## TASK DESCRIPTION
Without the pictures, output the lines of the material from the very first through the one that holds "(14,352) rectangle (962,362);".

## EXERCISE DATA
----
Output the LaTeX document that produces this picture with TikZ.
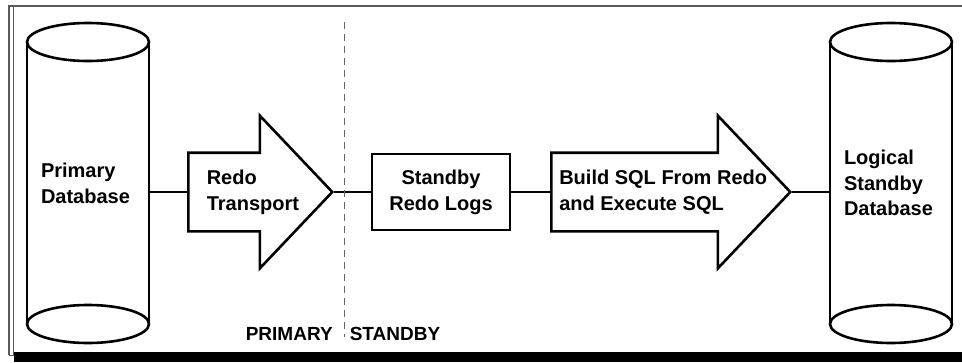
\documentclass[tikz,border=0pt]{standalone}
\usepackage{fontspec}
\setmainfont{Liberation Sans}
\usetikzlibrary{shapes.arrows,positioning}

\begin{document}
\begin{tikzpicture}[x=1pt,y=-1pt,line width=2.6pt,
  txt/.style={font=\bfseries\fontsize{20}{25.8}\selectfont,align=left,inner sep=0pt},
  drum/.style={txt,outer sep=0pt,minimum width=122pt,minimum height=282pt,inner xsep=14pt,text width=94pt},
  xfer/.style={single arrow,draw,anchor=tail,inner xsep=0pt,inner ysep=38pt,single arrow head extend=37pt,single arrow tip angle=93,single arrow head indent=0pt},
  logbox/.style={txt,draw,align=center,minimum width=138pt,minimum height=76pt},
  side/.style={font=\bfseries\fontsize{19}{22}\selectfont,inner sep=0pt},
  divider/.style={black!60,line width=1pt,dash pattern=on 7pt off 5pt}]
\useasboundingbox (0,0) rectangle (962,362);
% frame with shadow
\draw[black!65,line width=2pt] (9,355) -- (9,6) -- (962,6);
\draw[black!65,line width=0.8pt] (13,7) -- (13,355) -- (9,355);
\fill (14,352) rectangle (962,362);

\node[drum] (pdb) at (88,183) {Primary\\Database};
\node[drum] (ldb) at (891,183) {Logical\\Standby\\Database};
\foreach \db in {pdb,ldb} {
   \draw (\db.north west) -- (\db.south west) (\db.north east) -- (\db.south east);
   \draw (\db.north) ellipse [x radius=61pt,y radius=19pt]
      (\db.south) ellipse [x radius=61pt,y radius=19pt];
}

\node[xfer,minimum height=144pt] (rt) at (187,192) {};
\node[txt,anchor=west] (rtl) at ([xshift=18.5pt]rt.tail) {Redo\\Transport};
\node[logbox] (srl) at (441,192) {Standby\\Redo Logs};
\node[xfer,minimum height=239pt] (bx) at (550,192) {};
\node[txt,anchor=west] (bxl) at ([xshift=8pt]bx.tail) {Build SQL From Redo\\and Execute SQL};

\draw (pdb.east |- rt.tail) -- (rt.tail);
\draw (rt.tip) -- (rt.tip -| srl.west);
\draw (srl.east) -- (bx.tail);
\draw (bx.tip) -- (bx.tip -| ldb.west);

\coordinate (dtop) at (344.5,22);
\coordinate (dbot) at (344.5,337);
\draw[divider] (dtop) -- (dbot);
\node[side,anchor=base east] (ptag) at (334,340) {PRIMARY};
\node[side,anchor=base west] (stag) at (348.5,340) {STANDBY};
\end{tikzpicture}
\end{document}
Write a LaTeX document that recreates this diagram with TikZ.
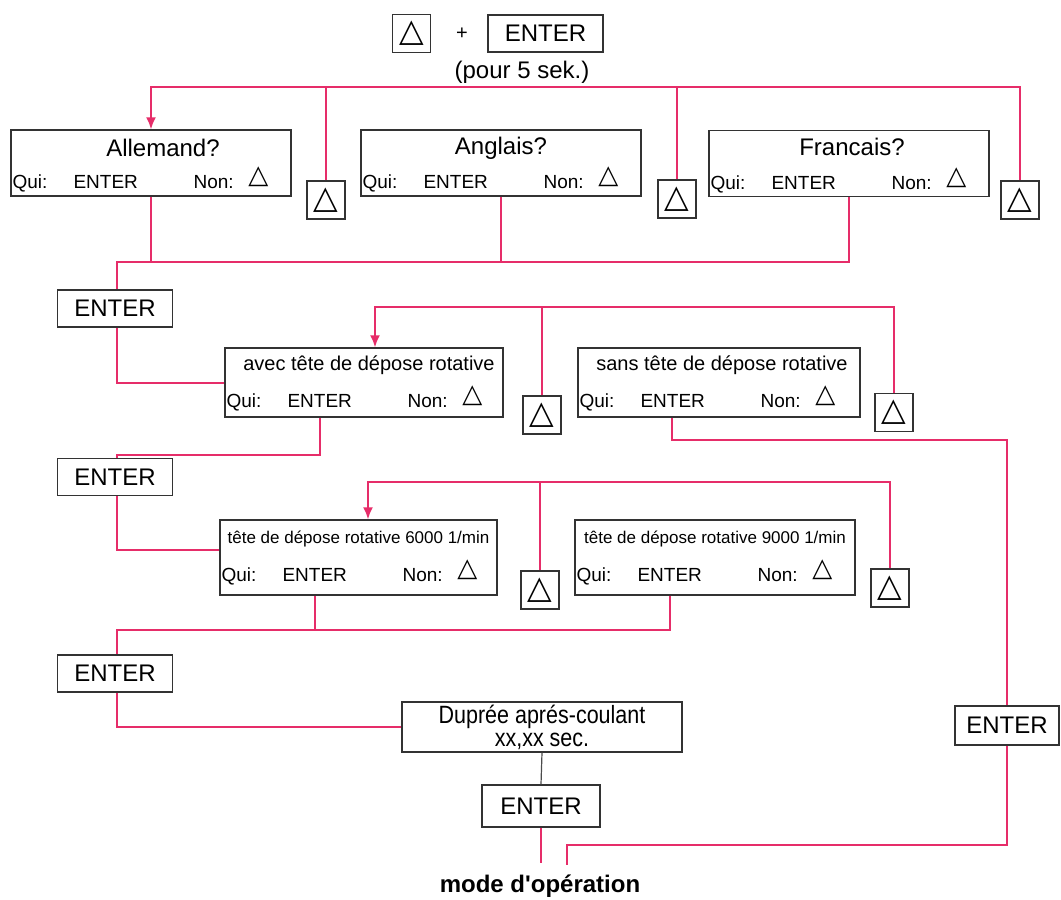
\documentclass[tikz,border=0pt]{standalone}
\usepackage{fontspec}
\setmainfont{Liberation Sans}
\newfontfamily\symfont{DejaVu Sans}
\newfontfamily\narrowfont[FakeStretch=0.86]{Liberation Sans}
\usetikzlibrary{arrows.meta}
\definecolor{linkpink}{RGB}{230,45,105}

\begin{document}
\begin{tikzpicture}[x=1pt,y=-1pt,
  box/.style={draw=black!80,line width=1.3pt,inner sep=0pt},
  keybox/.style={box,minimum width=38pt,minimum height=38pt,font=\symfont\fontsize{32}{32}\selectfont},
  enterbox/.style={box,minimum width=115pt,minimum height=37pt,font=\fontsize{24}{24}\selectfont},
  menubox/.style={box,minimum width=280pt},
  title/.style={inner sep=0pt},
  small/.style={font=\fontsize{19}{19}\selectfont,inner sep=0pt,anchor=base west},
  tri/.style={font=\symfont\fontsize{26}{26}\selectfont,inner sep=0pt},
  link/.style={draw=linkpink,line width=2pt},
  pointer/.style={link,-{Latex[length=12pt,width=10pt]}}]
\useasboundingbox (0,0) rectangle (1061,900);

% start
\node[keybox] (keyT) at (411.5,33.5) {△};
\node[font=\fontsize{20}{20}\selectfont] (plus) at (462,34) {+};
\node[enterbox] (entT) at (545.5,33.5) {ENTER};
\node[font=\fontsize{24}{24}\selectfont] (pour) at (522,72) {(pour 5 sek.)};

% language
\node[menubox,minimum height=66pt] (allem) at (151,163) {};
\node[menubox,minimum height=66pt] (angl) at (501,163) {};
\node[menubox,minimum height=66pt] (franc) at (849,163.5) {};
\node[title,font=\fontsize{24}{24}\selectfont] at ([xshift=12,yshift=-19]allem.north) {Allemand?};
\node[title,font=\fontsize{24}{24}\selectfont] at ([yshift=-19]angl.north) {Anglais?};
\node[title,font=\fontsize{24}{24}\selectfont] at ([xshift=3,yshift=-17]franc.north) {Francais?};
\node[keybox] (k1) at (326,200) {△};
\node[keybox] (k2) at (677,199) {△};
\node[keybox] (k3) at (1020,200) {△};

% rotary head
\node[enterbox] (e1) at (115,308.5) {ENTER};
\node[menubox,minimum width=278pt,minimum height=69pt] (avec) at (364,382.5) {};
\node[menubox,minimum width=282pt,minimum height=69pt] (sans) at (719,382.5) {};
\node[title,font=\fontsize{20}{20}\selectfont] at ([xshift=5,yshift=-18]avec.north) {avec tête de dépose rotative};
\node[title,font=\fontsize{20}{20}\selectfont] at ([xshift=3,yshift=-18]sans.north) {sans tête de dépose rotative};
\node[keybox] (k4) at (542,415) {△};
\node[keybox] (k5) at (894,412.5) {△};

% speed
\node[enterbox] (e2) at (115,477) {ENTER};
\node[menubox,minimum width=277pt,minimum height=75pt] (s6) at (358.5,557.5) {};
\node[menubox,minimum width=280pt,minimum height=75pt] (s9) at (715,557.5) {};
\node[title,font=\fontsize{17}{17}\selectfont] at ([yshift=-20]s6.north) {tête de dépose rotative 6000 1/min};
\node[title,font=\fontsize{17}{17}\selectfont] at ([yshift=-20]s9.north) {tête de dépose rotative 9000 1/min};
\node[keybox] (k6) at (540,590) {△};
\node[keybox] (k7) at (890,588) {△};

% after-run time
\node[enterbox] (e3) at (115,673.5) {ENTER};
\node[menubox,minimum height=50pt,align=center,font=\narrowfont\fontsize{25}{23}\selectfont] (dup) at (542,727) {Duprée aprés-coulant\\xx,xx sec.};
\node[enterbox,minimum width=118pt,minimum height=42pt] (e5) at (541,806) {ENTER};
\node[enterbox,minimum width=104pt,minimum height=39pt] (eR) at (1007,725.5) {ENTER};
\node[font=\bfseries\fontsize{24}{24}\selectfont] (mode) at (540,886) {mode d\textquotesingle opération};

% yes / no lines inside the menu boxes
\foreach \b/\d in {allem/8,angl/8,franc/8,avec/10,sans/10,s6/14,s9/14} {
  \node[small] at ([xshift=2,yshift=\d]\b.south west) {Qui:};
  \node[small] at ([xshift=63,yshift=\d]\b.south west) {ENTER};
  \node[small] at ([xshift=183,yshift=\d]\b.south west) {Non:};
  \node[tri,anchor=base] at ([xshift=248,yshift=\d+5]\b.south west) {△};
}

% exits
\coordinate (b1) at (151,87);
\coordinate (b2) at (117,262);
\coordinate (b3) at (375,307);
\coordinate (b4) at (117,455);
\coordinate (b5) at (1007,440);
\coordinate (b6) at (368,482);
\coordinate (b7) at (117,630);
\coordinate (b8) at (567,845);
\coordinate (avecout) at ([xshift=-44]avec.south);
\coordinate (sansout) at ([xshift=-47]sans.south);
\coordinate (s6out) at ([xshift=-44]s6.south);
\coordinate (s9out) at ([xshift=-45]s9.south);

\draw[pointer] (k3.north) |- (b1) -- (allem.north);
\draw[link] (k1.north) -- (k1.north |- b1);
\draw[link] (k2.north) -- (k2.north |- b1);

\draw[link] (franc.south) |- (b2) -- (b2 |- e1.north);
\draw[link] (allem.south) -- (allem.south |- b2);
\draw[link] (angl.south) -- (angl.south |- b2);
\draw[link] (b2 |- e1.south) |- (avec.west);

\draw[pointer] (k5.north) |- (b3) -- (b3 |- avec.north);
\draw[link] (k4.north) -- (k4.north |- b3);
\draw[link] (avecout) |- (b4) -- (b4 |- e2.north);
\draw[link] (sansout) |- (b5) -- (eR.north);

\draw[link] (b4 |- e2.south) |- ([yshift=8]s6.west);
\draw[pointer] (k7.north) |- (b6) -- (b6 |- s6.north);
\draw[link] (k6.north) -- (k6.north |- b6);
\draw[link] (s9out) |- (b7) -- (b7 |- e3.north);
\draw[link] (s6out) -- (s6out |- b7);

\draw[link] (b7 |- e3.south) |- (dup.west);
\draw[draw=black!70,line width=1.2pt] (dup.south) -- (e5.north);
\draw[link] (e5.south) -- ++(0,35);
\draw[link] (eR.south) |- (b8) -- ++(0,20);
\end{tikzpicture}
\end{document}
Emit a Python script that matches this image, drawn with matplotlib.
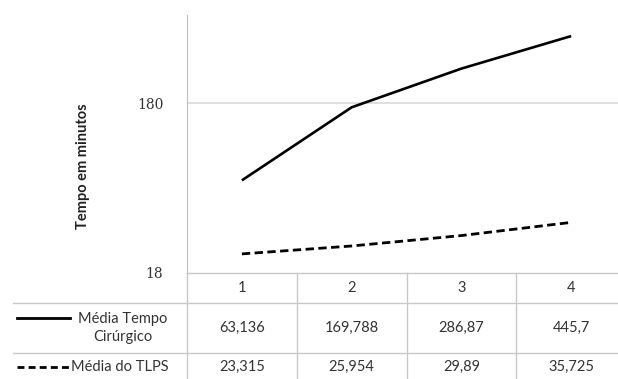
import matplotlib.pyplot as plt
from matplotlib.transforms import blended_transform_factory
from matplotlib.lines import Line2D

# dados
categorias = [1, 2, 3, 4]
tempo_cirurgico = [63.136, 169.788, 286.87, 445.7]
tlps = [23.315, 25.954, 29.89, 35.725]
rotulos_tempo = ['63,136', '169,788', '286,87', '445,7']
rotulos_tlps = ['23,315', '25,954', '29,89', '35,725']
serie_nomes = ['Média Tempo\nCirúrgico', 'Média do TLPS']

W, H = 618, 379
fig = plt.figure(figsize=(W / 100, H / 100), dpi=100)

def fy(p):
    return 1 - p / H

# eixo: esquerda 187px, direita 626px, topo 15px, base 273px
ax = fig.add_axes([187 / W, fy(273), (626 - 187) / W, (273 - 15) / H])
ax.plot(categorias, tempo_cirurgico, color='black', lw=1.9, solid_capstyle='butt')
ax.plot(categorias, tlps, color='black', lw=2.0, dashes=(3, 1.6))
ax.set_yscale('log')
ax.set_ylim(18, 593)
ax.set_xlim(0.5, 4.5)
ax.set_yticks([18, 180])
ax.set_yticklabels(['18', '180'], family='DejaVu Serif', fontsize=10, color='#333333')
ax.minorticks_off()
ax.tick_params(axis='y', length=0, pad=17)
ax.set_xticks([])
ax.axhline(180, color='#d9d9d9', lw=1.2, zorder=0)
for s in ['top', 'right', 'bottom']:
    ax.spines[s].set_visible(False)
ax.spines['left'].set_color('#bfbfbf')

fig.text(83 / W, fy(166), 'Tempo em minutos', rotation=90, ha='center', va='center',
         fontsize=10.5, fontweight='bold', family='Lato', color='#222222')

# tabela de dados
tr = blended_transform_factory(ax.transData, fig.transFigure)
grade = '#c8c8c8'
fonte = dict(family='Lato', fontsize=10.5, color='#333333', ha='center', va='center')

for y in [273, 303, 353]:
    ax.plot([0.5, 4.5], [fy(y), fy(y)], transform=tr, color=grade, lw=1, clip_on=False)
for y in [303, 353]:
    fig.add_artist(Line2D([13 / W, 187 / W], [fy(y), fy(y)], color=grade, lw=1))
for x in [1.5, 2.5, 3.5, 4.5]:
    ax.plot([x, x], [fy(273), 0], transform=tr, color=grade, lw=1, clip_on=False)
fig.add_artist(Line2D([187 / W, 187 / W], [fy(273), 0], color=grade, lw=1))

for i, c in enumerate(categorias):
    ax.text(c, fy(288), str(c), transform=tr, **fonte)
    ax.text(c, fy(328), rotulos_tempo[i], transform=tr, **fonte)
    ax.text(c, fy(367), rotulos_tlps[i], transform=tr, **fonte)

# rótulos das séries com amostra da linha
fig.add_artist(Line2D([17 / W, 70 / W], [fy(318), fy(318)], color='black', lw=2))
fig.text(123 / W, fy(328), serie_nomes[0], linespacing=1.3, **fonte)
fig.add_artist(Line2D([17 / W, 71 / W], [fy(367), fy(367)], color='black', lw=2, dashes=(2.5, 1.5)))
fig.text(71 / W, fy(367), serie_nomes[1], **{**fonte, 'ha': 'left'})

fig.savefig('out.png', dpi=100)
----
## RESULT OF THE EXERCISE
Output the LaTeX document that produces this picture with TikZ.
\documentclass[tikz,border=0pt]{standalone}
\usepackage{fontspec}
\setmainfont{Liberation Sans}
\usetikzlibrary{shapes.arrows,positioning}

\begin{document}
\begin{tikzpicture}[x=1pt,y=-1pt,line width=2.6pt,
  txt/.style={font=\bfseries\fontsize{20}{25.8}\selectfont,align=left,inner sep=0pt},
  drum/.style={txt,outer sep=0pt,minimum width=122pt,minimum height=282pt,inner xsep=14pt,text width=94pt},
  xfer/.style={single arrow,draw,anchor=tail,inner xsep=0pt,inner ysep=38pt,single arrow head extend=37pt,single arrow tip angle=93,single arrow head indent=0pt},
  logbox/.style={txt,draw,align=center,minimum width=138pt,minimum height=76pt},
  side/.style={font=\bfseries\fontsize{19}{22}\selectfont,inner sep=0pt},
  divider/.style={black!60,line width=1pt,dash pattern=on 7pt off 5pt}]
\useasboundingbox (0,0) rectangle (962,362);
% frame with shadow
\draw[black!65,line width=2pt] (9,355) -- (9,6) -- (962,6);
\draw[black!65,line width=0.8pt] (13,7) -- (13,355) -- (9,355);
\fill (14,352) rectangle (962,362);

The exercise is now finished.